Desde a última semana, Guedes vem discutindo com a área técnica possíveis soluções para o Coaf e a Receita. Ele reconhece que há uma crise institucional gerada por questionamentos nos três poderes. Se transformar a Receita em uma autarquia, o governo pode ter maior liberdade para fazer a ocupação de cargos. Nos moldes das agências reguladoras, por exemplo, a nomeação é feita pelo presidente, com exigência de aprovação do Senado.
Hoje, apenas o secretário da Receita e ocupantes de seu gabinete são de livre escolha. Todos os outros cargos comissionados, como subsecretários, chefes de departamento, coordenadores e gerentes, devem ser ocupados por servidores do órgão.
A possibilidade de abrir o órgão para nomeações de não-servidores preocupa presidente do Sindifisco (Sindicato Nacional dos Auditores-Fiscais da Receita). "Seria uma abertura para a influência política. Não é transformando em autarquia que vai oferecer maior ou menor resistência a pressões", disse.

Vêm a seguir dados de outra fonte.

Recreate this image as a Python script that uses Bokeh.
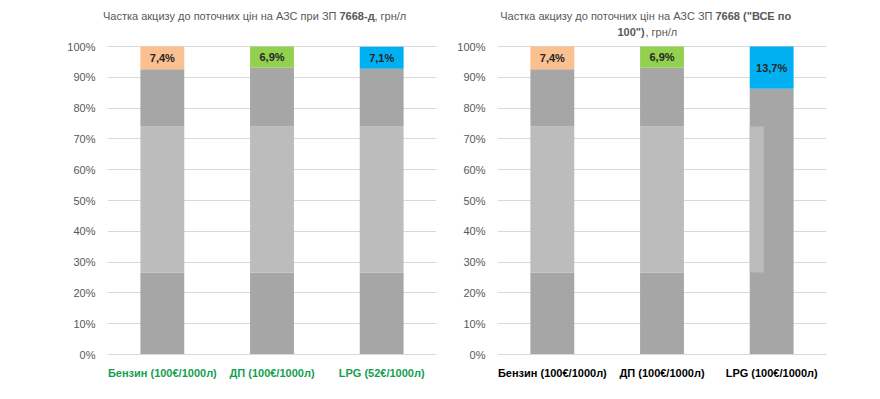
from bokeh.plotting import figure
from bokeh.layouts import row, column
from bokeh.models import (ColumnDataSource, Range1d, FactorRange, FixedTicker,
                          PrintfTickFormatter)
from bokeh.transform import dodge
from bokeh.core.properties import value
from bokeh.embed import file_html
from bokeh.resources import INLINE

# ---------------- data ----------------
cats_left = ["Бензин (100€/1000л)", "ДП (100€/1000л)", "LPG (52€/1000л)"]
cats_right = ["Бензин (100€/1000л)", "ДП (100€/1000л)", "LPG (100€/1000л)"]

lower_left = [26.6, 26.6, 26.6]
middle_left = [47.4, 47.4, 47.4]
upper_left = [18.6, 19.1, 18.8]
excise_left = [7.4, 6.9, 7.1]

lower_right = [26.6, 26.6, 86.3]
middle_right = [47.4, 47.4, 0.0]
upper_right = [18.6, 19.1, 0.0]
excise_right = [7.4, 6.9, 13.7]

lpg_strip_bottom = [26.6]
lpg_strip_top = [74.0]

y_ticks = [0, 10, 20, 30, 40, 50, 60, 70, 80, 90, 100]

excise_colors = ["#fac090", "#92d050", "#00b0f0"]

title_left = ["Частка акцизу до поточних цін на АЗС при ЗП ", "7668-д", ", грн/л"]
title_right_1 = ["Частка акцизу до поточних цін на АЗС ЗП ", "7668 (\"ВСЕ по"]
title_right_2 = ["100\")", ", грн/л"]

FONT = "Liberation Sans"
DARK = "#a6a6a6"
LIGHT = "#bcbcbc"
Y_TOP = 102.6  # a little room above 100% for the tick label


def make_fig(cats, lower, middle, upper, excise, width, bl, br, xlabel_color):
    p = figure(x_range=FactorRange(*cats), y_range=Range1d(0, Y_TOP),
               width=width, height=353, output_backend="svg", toolbar_location=None,
               min_border_left=bl, min_border_right=br, min_border_top=0,
               min_border_bottom=37)
    p.outline_line_color = None
    p.background_fill_color = "white"
    p.border_fill_color = "white"

    b1 = [0.0] * 3
    t1 = [a for a in lower]
    t2 = [a + b for a, b in zip(t1, middle)]
    t3 = [a + b for a, b in zip(t2, upper)]
    t4 = [a + b for a, b in zip(t3, excise)]
    src = ColumnDataSource(dict(cat=cats, b1=b1, t1=t1, t2=t2, t3=t3, t4=t4,
                                col=excise_colors,
                                ymid=[(a + b) / 2 for a, b in zip(t3, t4)],
                                lab=[f"{v:.1f}".replace(".", ",") + "%" for v in excise]))
    w = 0.4
    p.vbar(x="cat", bottom="b1", top="t1", width=w, source=src, fill_color=DARK, line_color=None)
    p.vbar(x="cat", bottom="t1", top="t2", width=w, source=src, fill_color=LIGHT, line_color=None)
    p.vbar(x="cat", bottom="t2", top="t3", width=w, source=src, fill_color=DARK, line_color=None)
    p.vbar(x="cat", bottom="t3", top="t4", width=w, source=src, fill_color="col", line_color=None)
    p.text(x="cat", y="ymid", text="lab", source=src, text_align="center",
           text_baseline="middle", text_font=value(FONT), text_font_style="bold",
           text_font_size="11px", text_color="#262626")

    p.xgrid.grid_line_color = None
    p.ygrid.grid_line_color = "#d9d9d9"
    p.yaxis.ticker = FixedTicker(ticks=y_ticks)
    p.yaxis.formatter = PrintfTickFormatter(format="%d%%")
    p.yaxis.axis_line_color = None
    p.yaxis.major_tick_line_color = None
    p.yaxis.minor_tick_line_color = None
    p.yaxis.major_label_text_color = "#595959"
    p.yaxis.major_label_text_font = FONT
    p.yaxis.major_label_text_font_size = "11px"
    p.yaxis.major_label_standoff = 6

    p.xaxis.axis_line_color = "#d9d9d9"
    p.xaxis.major_tick_line_color = None
    p.xaxis.minor_tick_line_color = None
    p.xaxis.major_label_text_color = xlabel_color
    p.xaxis.major_label_text_font = FONT
    p.xaxis.major_label_text_font_style = "bold"
    p.xaxis.major_label_text_font_size = "11px"
    p.xaxis.major_label_standoff = 6
    return p


p1 = make_fig(cats_left, lower_left, middle_left, upper_left, excise_left,
              448, 107, 12, "#14a050")
p2 = make_fig(cats_right, lower_right, middle_right, upper_right, excise_right,
              424, 49, 46, "#000000")

strip = ColumnDataSource(dict(cat=[cats_right[2]], b=lpg_strip_bottom, t=lpg_strip_top))
p2.vbar(x=dodge("cat", -0.136, range=p2.x_range), bottom="b", top="t", width=0.128,
        source=strip, fill_color=LIGHT, line_color=None)

# ---------------- title strip (pixel-like coordinates, y downwards) ----------------
tf = figure(width=872, height=38, x_range=Range1d(0, 872), y_range=Range1d(38, 0),
            output_backend="svg", toolbar_location=None, min_border=0,
            x_axis_type=None, y_axis_type=None)
tf.outline_line_color = None
tf.xgrid.grid_line_color = None
tf.ygrid.grid_line_color = None


def tpart(text, x, y, align, bold=False):
    tf.text(x=[x], y=[y], text=[text], text_align=align, text_baseline="middle",
            text_font=value(FONT), text_font_size="11px", text_color="#595959",
            text_font_style="bold" if bold else "normal")


tpart(title_left[0], 339, 15, "right")
tpart(title_left[1], 339, 15, "left", bold=True)
tpart(title_left[2], 374, 15, "left")
tpart(title_right_1[0], 715, 15, "right")
tpart(title_right_1[1], 715, 15, "left", bold=True)
tpart(title_right_2[0], 617, 31, "left", bold=True)
tpart(title_right_2[1], 645, 31, "left")

layout = column(tf, row(p1, p2))
open("out.html", "w").write(file_html(layout, INLINE))
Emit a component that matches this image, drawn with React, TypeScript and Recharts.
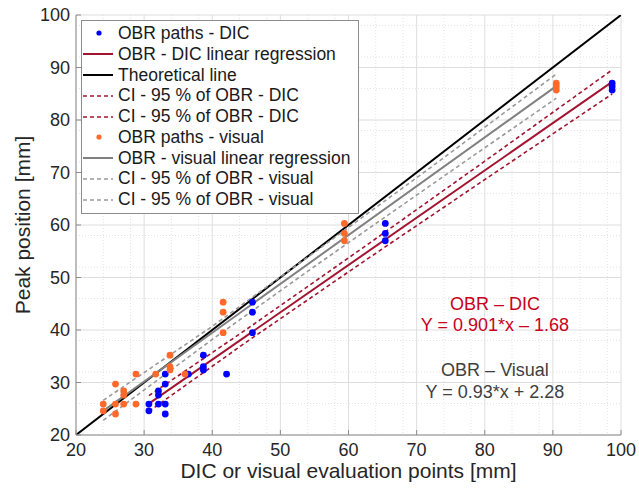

Internamente, o Ministério da Economia mantém o apoio a Cintra, mas passou a reconhecer a necessidade de reestruturar o órgão. Já o desentendimento entre o chefe do Executivo e Cintra vem desde o quarto dia de governo. Em 4 de janeiro, o secretário disse que Bolsonaro se confundiu ao afirmar, horas antes, que havia assinado um decreto autorizando o aumento do IOF.
Pessoas próximas ao assunto disseram à reportagem que o presidente chegou a assinar o documento, mas voltou atrás após orientações do Ministério da Economia, contrário ao aumento de impostos. Outra desavença se deu em maio, quando Cintra disse ao jornal Folha de S.Paulo que a reforma tributária resultaria no pagamento de impostos até sobre o dízimo para igrejas.
Eleito com forte apoio dos evangélicos, Bolsonaro logo gravou um vídeo para desmentir a fala do secretário.